• [TASK DIRECTIONS]:
Each line below should be retyped exactly, with no pictures.

• [MATERIAL PROVIDED]:

-=-=-=-=-

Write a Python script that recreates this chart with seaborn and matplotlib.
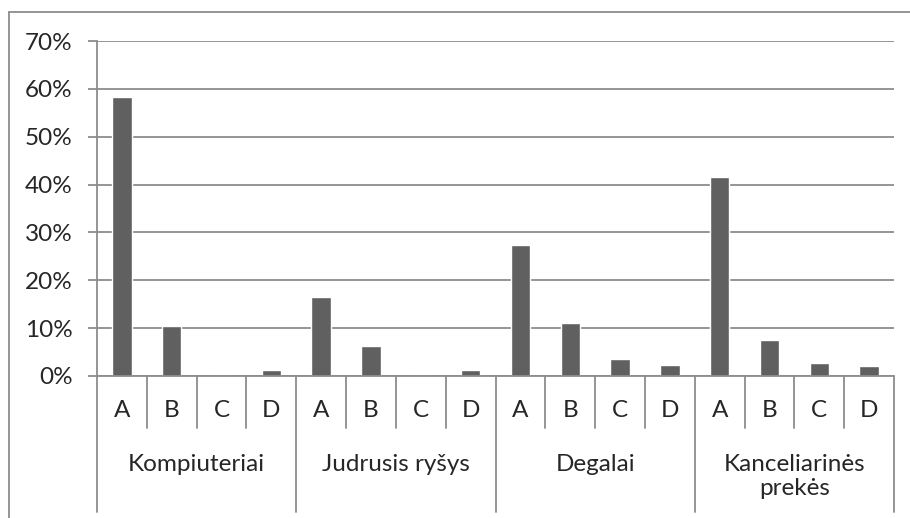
import matplotlib
matplotlib.use("Agg")
import matplotlib.pyplot as plt
from matplotlib.lines import Line2D
from matplotlib.ticker import PercentFormatter
import seaborn as sns
import pandas as pd

groups = ['Kompiuteriai', 'Judrusis ryšys', 'Degalai', 'Kanceliarinės\nprekės']
letters = ['A', 'B', 'C', 'D']
kompiuteriai = [0.583, 0.104, 0.0, 0.0125]
judrusis = [0.166, 0.063, 0.0, 0.0125]
degalai = [0.274, 0.110, 0.036, 0.022]
kanceliarines = [0.416, 0.075, 0.027, 0.0215]

values = kompiuteriai + judrusis + degalai + kanceliarines
df = pd.DataFrame({
    'pos': list(range(len(values))),
    'value': values,
    'letter': letters * len(groups),
})

sns.set_style('white')
plt.rcParams['font.family'] = ['Lato', 'DejaVu Sans']

grid_color = '#8c8c8c'
bar_color = '#606060'
fs = 17.5

fig = plt.figure(figsize=(9.1, 5.18), dpi=100)
ax = fig.add_axes([97 / 910, 1 - 376 / 518, 797 / 910, 335 / 518])

sns.barplot(data=df, x='pos', y='value', color=bar_color, saturation=1,
            width=0.39, ax=ax, zorder=3)

ax.set_ylim(0, 0.7)
ax.set_xlim(-0.5, len(values) - 0.5)
ax.set_yticks([0, 0.1, 0.2, 0.3, 0.4, 0.5, 0.6, 0.7])
ax.yaxis.set_major_formatter(PercentFormatter(1.0, decimals=0))
ax.grid(axis='y', color=grid_color, linewidth=1.3, zorder=0)
ax.set_axisbelow(True)
for side in ['top', 'right', 'bottom']:
    ax.spines[side].set_visible(False)
ax.spines['left'].set_color(grid_color)
ax.spines['left'].set_linewidth(1.3)
ax.tick_params(axis='y', length=6.5, width=1.3, color=grid_color,
               labelsize=fs, pad=11, left=True)
ax.set_xticks(df['pos'])
ax.set_xticklabels(df['letter'])
ax.tick_params(axis='x', length=0, labelsize=fs, pad=17)
ax.set_xlabel('')
ax.set_ylabel('')

trans = ax.get_xaxis_transform()
ax.plot([-0.5, len(values) - 0.5], [0, 0], color=grid_color, lw=1.3,
        transform=trans, clip_on=False, zorder=4)
for k in range(len(values) + 1):
    low = -0.406 if k % 4 == 0 else -0.155
    ax.plot([k - 0.5, k - 0.5], [0, low], color=grid_color, lw=1.3,
            transform=trans, clip_on=False)

for i, g in enumerate(groups):
    center = i * 4 + 1.5
    ax.text(center, -0.232, g, transform=trans, ha='center', va='top',
            fontsize=fs, linespacing=1.2)

fig.add_artist(Line2D([9 / 910, 1], [1 - 12 / 518, 1 - 12 / 518],
                      color=grid_color, lw=1.3))
fig.add_artist(Line2D([9 / 910, 9 / 910], [0, 1 - 12 / 518],
                      color=grid_color, lw=1.3))

fig.savefig('out.png', dpi=100, facecolor='white')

-=-=-=-=-

• [OUTPUT FOR THIS TASK]:
Write a Python script that recreates this chart with seaborn and matplotlib.
import matplotlib
matplotlib.use("Agg")
import matplotlib.pyplot as plt
from matplotlib.lines import Line2D
from matplotlib.ticker import PercentFormatter
import seaborn as sns
import pandas as pd

groups = ['Kompiuteriai', 'Judrusis ryšys', 'Degalai', 'Kanceliarinės\nprekės']
letters = ['A', 'B', 'C', 'D']
kompiuteriai = [0.583, 0.104, 0.0, 0.0125]
judrusis = [0.166, 0.063, 0.0, 0.0125]
degalai = [0.274, 0.110, 0.036, 0.022]
kanceliarines = [0.416, 0.075, 0.027, 0.0215]

values = kompiuteriai + judrusis + degalai + kanceliarines
df = pd.DataFrame({
    'pos': list(range(len(values))),
    'value': values,
    'letter': letters * len(groups),
})

sns.set_style('white')
plt.rcParams['font.family'] = ['Lato', 'DejaVu Sans']

grid_color = '#8c8c8c'
bar_color = '#606060'
fs = 17.5

fig = plt.figure(figsize=(9.1, 5.18), dpi=100)
ax = fig.add_axes([97 / 910, 1 - 376 / 518, 797 / 910, 335 / 518])

sns.barplot(data=df, x='pos', y='value', color=bar_color, saturation=1,
            width=0.39, ax=ax, zorder=3)

ax.set_ylim(0, 0.7)
ax.set_xlim(-0.5, len(values) - 0.5)
ax.set_yticks([0, 0.1, 0.2, 0.3, 0.4, 0.5, 0.6, 0.7])
ax.yaxis.set_major_formatter(PercentFormatter(1.0, decimals=0))
ax.grid(axis='y', color=grid_color, linewidth=1.3, zorder=0)
ax.set_axisbelow(True)
for side in ['top', 'right', 'bottom']:
    ax.spines[side].set_visible(False)
ax.spines['left'].set_color(grid_color)
ax.spines['left'].set_linewidth(1.3)
ax.tick_params(axis='y', length=6.5, width=1.3, color=grid_color,
               labelsize=fs, pad=11, left=True)
ax.set_xticks(df['pos'])
ax.set_xticklabels(df['letter'])
ax.tick_params(axis='x', length=0, labelsize=fs, pad=17)
ax.set_xlabel('')
ax.set_ylabel('')

trans = ax.get_xaxis_transform()
ax.plot([-0.5, len(values) - 0.5], [0, 0], color=grid_color, lw=1.3,
        transform=trans, clip_on=False, zorder=4)
for k in range(len(values) + 1):
    low = -0.406 if k % 4 == 0 else -0.155
    ax.plot([k - 0.5, k - 0.5], [0, low], color=grid_color, lw=1.3,
            transform=trans, clip_on=False)

for i, g in enumerate(groups):
    center = i * 4 + 1.5
    ax.text(center, -0.232, g, transform=trans, ha='center', va='top',
            fontsize=fs, linespacing=1.2)

fig.add_artist(Line2D([9 / 910, 1], [1 - 12 / 518, 1 - 12 / 518],
                      color=grid_color, lw=1.3))
fig.add_artist(Line2D([9 / 910, 9 / 910], [0, 1 - 12 / 518],
                      color=grid_color, lw=1.3))

fig.savefig('out.png', dpi=100, facecolor='white')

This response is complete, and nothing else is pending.